To install Tesseract OCR Engine:
For Windows: Download the Tesseract installer from the Github Link
For macOS:
brew install tesseract
For Ubuntu/Debian:
sudo apt-get update
sudo apt-get install tesseract-ocr
To install the python packages to use OCR engine, run:
pip install pytesseract
Code: Object_recognition.py & Object_detection.py
- The device has an added mode that helps the user in object recognition. Assists the user by identifying and playing the sound of the object's name.
- The object detection is done using the
Yolo algorithm
. To understand more about the Yolo algorithm refer: AlexeyAB/darknet
To use the codes Object_recognition.py & Object_detection.py implemented using the Yolo algorithm download the coco.names, yolov4-tiny.cfg and the yolov4-tiny.weights files from AlexeyAB/darknet
The code Object_detection.py detects all the objects in the image.
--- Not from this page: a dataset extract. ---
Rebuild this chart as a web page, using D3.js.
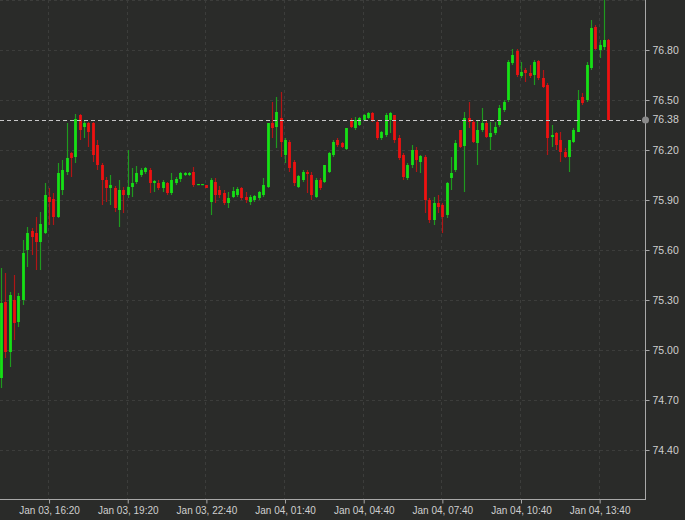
<!DOCTYPE html>
<html><head><meta charset="utf-8">
<script src="https://cdn.jsdelivr.net/npm/d3@7/dist/d3.min.js"></script>
<style>html,body{margin:0;padding:0;background:#2a2b29;}svg{display:block;}</style>
</head><body>
<script>
const openV = [74.832,75.288,74.988,75.30,75.168,75.30,75.60,75.714,75.702,75.648,
75.702,75.918,75.906,75.798,75.96,76.068,76.182,76.158,76.41,76.338,
76.362,76.362,76.23,76.11,76.02,75.972,75.972,75.84,75.96,75.93,
75.978,76.008,76.05,76.068,76.08,76.002,76.002,75.972,76.002,75.942,
76.002,76.026,76.05,76.05,76.068,75.99,75.99,75.99,75.888,76.008,
75.96,75.942,75.882,75.918,75.93,75.972,75.918,75.888,75.90,75.912,
75.93,75.978,76.362,76.338,76.392,76.17,76.248,76.128,75.978,76.02,
76.068,76.05,75.918,76.02,76.008,76.068,76.17,76.26,76.242,76.206,
76.38,76.332,76.35,76.38,76.392,76.422,76.368,76.272,76.29,76.38,
76.41,76.272,76.17,76.032,76.11,76.20,76.128,76.158,75.90,75.78,
75.882,75.87,75.81,76.032,76.08,76.32,76.224,76.392,76.368,76.242,
76.32,76.362,76.278,76.302,76.35,76.44,76.50,76.722,76.794,76.644,
76.68,76.662,76.65,76.734,76.632,76.59,76.278,76.302,76.26,76.188,
76.158,76.248,76.308,76.518,76.50,76.692,76.938,76.80,76.818,76.86];
const highV = [75.492,75.462,75.348,75.45,75.342,75.66,75.738,75.732,75.798,75.828,
76.002,75.972,75.942,76.122,76.14,76.362,76.188,76.416,76.416,76.38,
76.368,76.368,76.26,76.122,76.038,76.05,75.984,76.02,75.978,76.20,
76.092,76.104,76.092,76.098,76.092,76.02,76.02,76.02,76.008,76.062,
76.038,76.068,76.068,76.068,76.098,75.996,75.996,75.99,76.032,76.032,
75.984,75.96,75.948,75.978,75.978,75.978,75.948,75.93,75.93,75.954,
76.032,76.362,76.488,76.518,76.548,76.272,76.26,76.14,76.05,76.08,
76.08,76.068,76.032,76.032,76.11,76.188,76.26,76.272,76.248,76.332,
76.392,76.398,76.398,76.416,76.428,76.428,76.38,76.314,76.422,76.428,
76.41,76.29,76.182,76.122,76.23,76.218,76.17,76.17,75.912,75.918,
75.93,75.882,76.008,76.158,76.26,76.32,76.428,76.488,76.38,76.38,
76.452,76.38,76.368,76.368,76.47,76.50,76.74,76.806,76.806,76.728,
76.692,76.71,76.74,76.74,76.68,76.602,76.35,76.308,76.308,76.212,
76.26,76.332,76.56,76.542,76.728,76.98,76.95,76.86,77.10,76.866];
const lowV = [74.772,74.952,74.898,75.06,75.138,75.27,75.498,75.57,75.48,75.48,
75.696,75.75,75.75,75.792,75.93,76.05,76.038,76.122,76.26,76.272,
76.218,76.128,76.08,75.87,75.888,75.87,75.828,75.738,75.822,75.912,
75.918,75.996,76.038,76.056,75.942,75.948,75.96,75.948,75.93,75.93,
75.99,76.008,76.044,76.044,75.978,75.99,75.99,75.972,75.81,75.882,
75.912,75.87,75.852,75.912,75.918,75.90,75.882,75.87,75.888,75.90,
75.918,75.972,76.272,76.212,76.158,76.122,76.068,75.984,75.972,76.008,
75.942,75.90,75.912,75.96,76.002,76.062,76.158,76.218,76.212,76.20,
76.332,76.32,76.344,76.374,76.386,76.368,76.26,76.26,76.278,76.302,
76.242,76.14,76.02,76.02,76.092,76.068,76.062,75.822,75.762,75.75,
75.822,75.702,75.792,75.96,76.068,76.212,75.948,76.332,76.242,76.11,
76.308,76.272,76.20,76.29,76.338,76.428,76.488,76.71,76.638,76.632,
76.608,76.632,76.59,76.62,76.572,76.17,76.218,76.20,76.128,76.152,
76.068,76.242,76.308,76.47,76.488,76.68,76.80,76.752,76.80,76.38];
const closeV = [75.282,74.988,75.33,75.162,75.324,75.582,75.702,75.678,75.648,75.756,
75.93,75.888,75.798,76.062,76.08,76.152,76.152,76.386,76.32,76.362,
76.308,76.17,76.11,76.02,75.972,75.99,75.852,75.96,75.93,75.978,
76.002,76.062,76.08,76.092,76.002,76.014,75.972,76.008,75.942,76.02,
76.026,76.062,76.062,76.062,75.99,75.996,75.996,75.972,76.02,75.93,
75.93,75.882,75.912,75.954,75.966,75.912,75.90,75.918,75.924,75.948,
75.99,76.362,76.332,76.428,76.248,76.26,76.092,76.002,76.044,76.068,
76.056,75.93,76.02,75.972,76.11,76.182,76.248,76.23,76.218,76.332,
76.338,76.38,76.392,76.41,76.422,76.38,76.272,76.308,76.41,76.422,
76.26,76.152,76.038,76.11,76.20,76.14,76.164,75.90,75.78,75.882,
75.858,75.798,76.002,76.062,76.242,76.218,76.392,76.368,76.248,76.32,
76.362,76.278,76.302,76.338,76.452,76.488,76.728,76.77,76.65,76.668,
76.662,76.644,76.728,76.632,76.578,76.272,76.29,76.23,76.188,76.158,
76.26,76.32,76.50,76.482,76.71,76.932,76.806,76.83,76.86,76.38];
const xTickIndex = [11,29,47,65,83,101,119,137];
const xTickLabels = ["Jan 03, 16:20","Jan 03, 19:20","Jan 03, 22:40","Jan 04, 01:40","Jan 04, 04:40","Jan 04, 07:40","Jan 04, 10:40","Jan 04, 13:40"];
const yTicks = [74.40,74.70,75.00,75.30,75.60,75.90,76.20,76.50,76.80];
const yGrid = [74.40,74.70,75.00,75.30,75.60,75.90,76.20,76.50,76.80,77.10];
const lastPrice = 76.38;

const W = 685, H = 520;
const plotR = 645, plotB = 499;
const candles = openV.map((o,i)=>({i, o, h:highV[i], l:lowV[i], c:closeV[i]}));

const x = d3.scaleLinear().domain([0, candles.length-1]).range([1, 608.4]);
const y = d3.scaleLinear().domain([74.106, 77.10]).range([plotB, 0]);

const svg = d3.select("body").append("svg").attr("width",W).attr("height",H);
svg.append("rect").attr("width",W).attr("height",H).attr("fill","#2a2b29");

const grid = svg.append("g");
grid.selectAll("line.h").data(yGrid).join("line")
  .attr("x1",0).attr("x2",plotR)
  .attr("y1",d=>Math.round(y(d))+0.5).attr("y2",d=>Math.round(y(d))+0.5)
  .attr("stroke","#3c3d3b").attr("stroke-dasharray","3,3");
grid.selectAll("line.v").data(xTickIndex).join("line")
  .attr("x1",d=>Math.round(x(d))-0.5).attr("x2",d=>Math.round(x(d))-0.5)
  .attr("y1",0).attr("y2",plotB)
  .attr("stroke","#3c3d3b").attr("stroke-dasharray","3,3");

const clip = svg.append("clipPath").attr("id","pc").append("rect")
  .attr("x",0).attr("y",0).attr("width",plotR).attr("height",plotB);

const cg = svg.append("g").attr("clip-path","url(#pc)");
const up = d=>d.c>=d.o;
cg.selectAll("line.wick").data(candles).join("line")
  .attr("x1",d=>Math.round(x(d.i))+0.5).attr("x2",d=>Math.round(x(d.i))+0.5)
  .attr("y1",d=>y(d.h)).attr("y2",d=>y(d.l))
  .attr("stroke",d=>up(d)?"#1f9a1f":"#b01616").attr("stroke-width",1.2);
const bw = 2.8;
cg.selectAll("rect.body").data(candles).join("rect")
  .attr("x",d=>Math.round(x(d.i))+0.5-bw/2)
  .attr("width",bw)
  .attr("y",d=>y(Math.max(d.o,d.c)))
  .attr("height",d=>Math.max(1.2, Math.abs(y(d.o)-y(d.c))))
  .attr("fill",d=>up(d)?"#16e016":"#ee1111");

// last price line
svg.append("line").attr("x1",0).attr("x2",plotR)
  .attr("y1",Math.round(y(lastPrice))+0.5).attr("y2",Math.round(y(lastPrice))+0.5)
  .attr("stroke","#c8c8c8").attr("stroke-dasharray","4,3").attr("stroke-width",1);

// axes
const font = "'Liberation Sans', Arial, sans-serif";
const yAxis = d3.axisRight(y).tickValues(yTicks).tickFormat(d3.format(".2f")).tickSize(4).tickPadding(3);
const ya = svg.append("g").attr("transform",`translate(${plotR+0.5},0)`).call(yAxis);
ya.select(".domain").attr("d",`M0,0V${plotB+0.5}`).attr("stroke","#a8a8a8");
ya.selectAll(".tick line").attr("stroke","#a8a8a8");
ya.selectAll("text").attr("fill","#cfcfcf").style("font-family",font).style("font-size","10.5px");

const xAxis = d3.axisBottom(x).tickValues(xTickIndex).tickFormat((d,i)=>xTickLabels[i]).tickSize(4).tickPadding(3);
const xa = svg.append("g").attr("transform",`translate(0,${plotB+0.5})`).call(xAxis);
xa.select(".domain").attr("d",`M0,0H${plotR+1}`).attr("stroke","#a8a8a8");
xa.selectAll(".tick line").attr("stroke","#a8a8a8");
xa.selectAll("text").attr("fill","#cfcfcf").style("font-family",font).style("font-size","10px");

// last price marker and label
svg.append("circle").attr("cx",plotR+0.5).attr("cy",y(lastPrice)).attr("r",3.5).attr("fill","#8a8a8a");
svg.append("text").attr("x",plotR+7.5).attr("y",y(lastPrice)).attr("dy","0.32em")
  .attr("fill","#cfcfcf").style("font-family",font).style("font-size","10.5px")
  .text(d3.format(".2f")(lastPrice));
</script>
</body></html>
But for assisting the user, the object to which the user points must be read. This is done in the code Object_recognition.py.
- Initialization and Model Setup: The code initializes the YOLOv4 model using the yolov4.weights and yolov4.cfg files. It reads class names from coco.names and sets up the webcam to capture live video frames.
- Object Detection and Preprocessing: Each frame from the webcam is preprocessed using cv2.dnn.blobFromImage(). The model performs a forward pass, generating bounding box coordinates, confidence scores, and class IDs for detected objects.
- Finding the Closest Object: The code calculates the distance from the center of the frame (at (width // 2, height // 2)) to the centers of all detected objects. It identifies the closest object by tracking the index with the minimum distance.
- Displaying Results and Triggering Sound: If a close object is detected, a bounding box is drawn around it, its label is displayed and the corresponding label sound is played.